Keep an eye on: Another Minnesota Golden Gopher who is under-seeded. Big Ten champ Dylan Ness looks to do some damage from the sixth seed.

157- Another weight where anything could happen.

What we'll see if the two top seeds meet: Lots of fingers to the face from Iowa's Dan St, John, with neither he nor Northwestern's Jason Welch doing much until late in the match.

Keep an eye on: Penn State's Dylan Alton hasn't had a banner year, but he found a nice spot in the bracket to make a run from.

165- Featuring possibly the most meaningful match in college wrestling history.

What we'll see if the two top seeds meet: Not much scoring, but the greatest achievement in college wrestling history as Cornell's Kyle Dake edges Penn State's David Taylor to become the first to win four national championships without a red shirt, and the first to do it in four weight classes.

Keep an eye on: not much else to see here.

Probable Team Score
Penn State will win the team championship, Minnesota will get second, and Oklahoma State and Iowa will duke it out for third.

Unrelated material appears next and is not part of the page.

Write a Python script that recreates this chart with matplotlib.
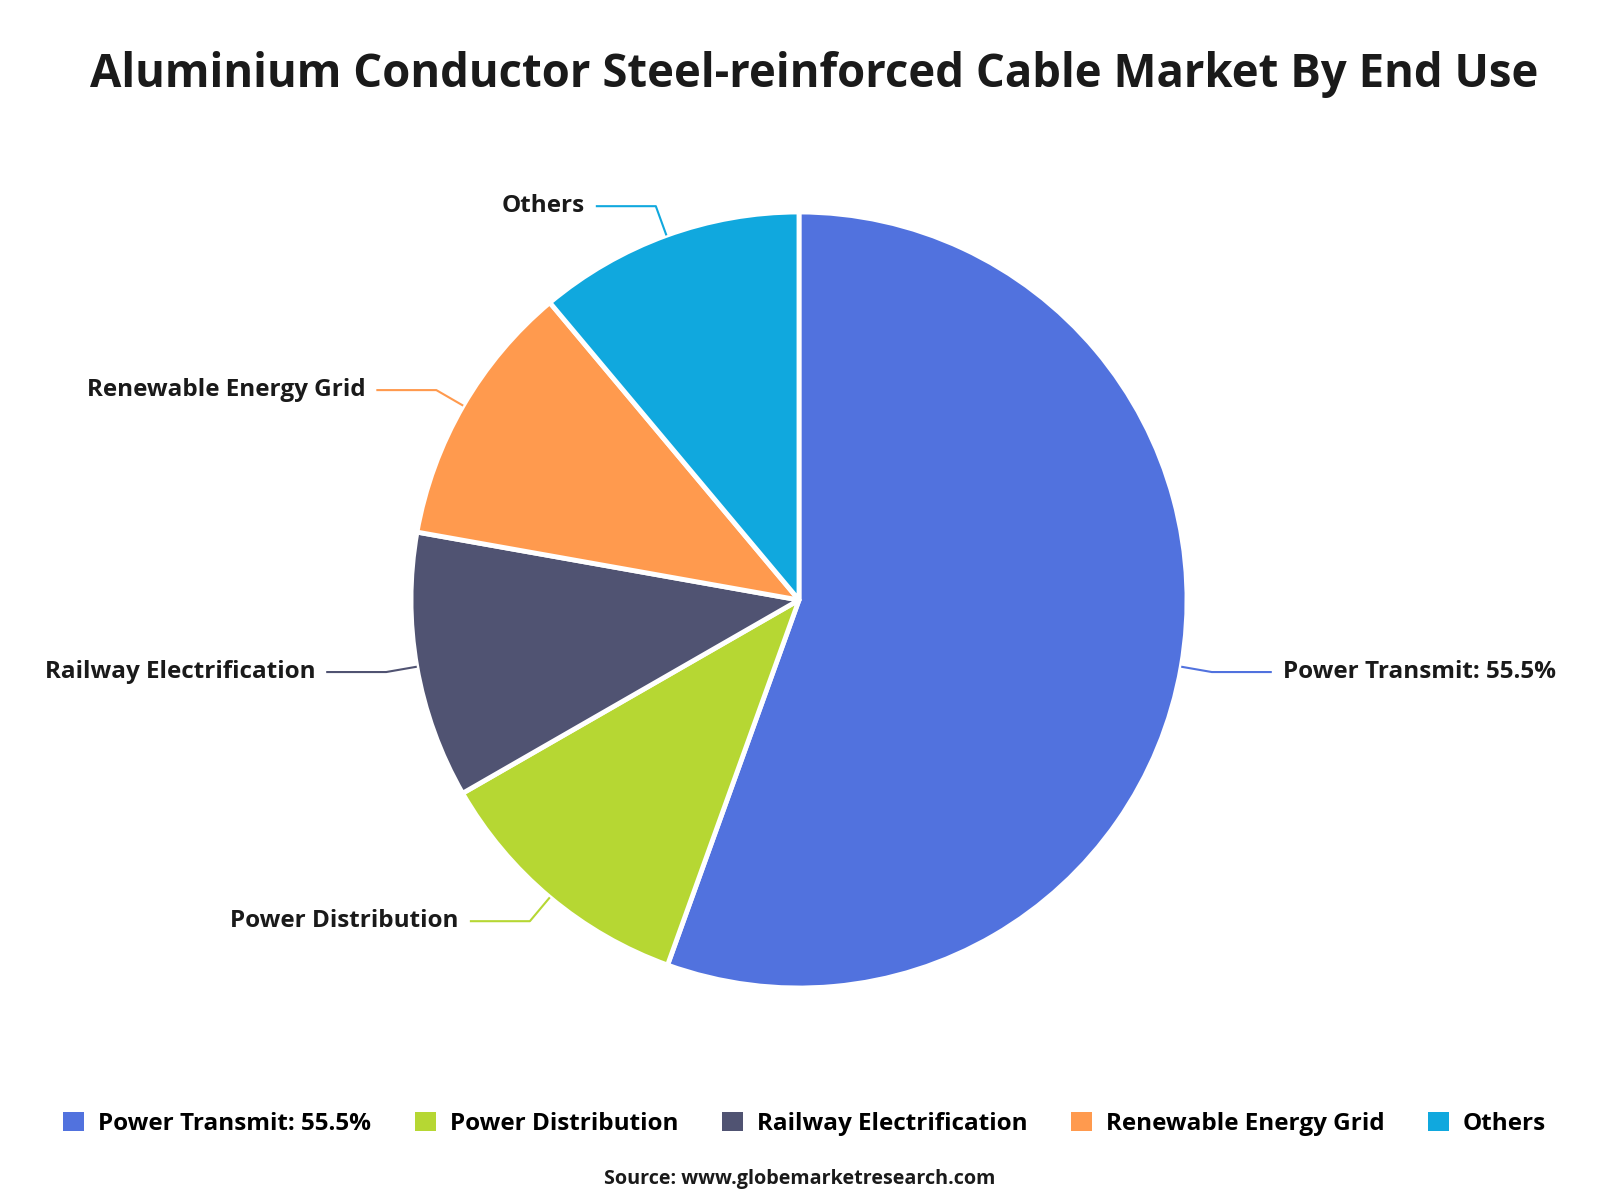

Proper Beverage Selection For The NCAA Wrestling Finals

I was thinking a big and snappy IPA, I might go with my old stand by, Torpedo. It never lets me down and really is a great value considering its grain build. If something else jumps out at me on the shelves, I might go a different direction. I'm open to suggestions, seeing as it's a special occasion, I'd be willing to splurge on a more expensive six pack.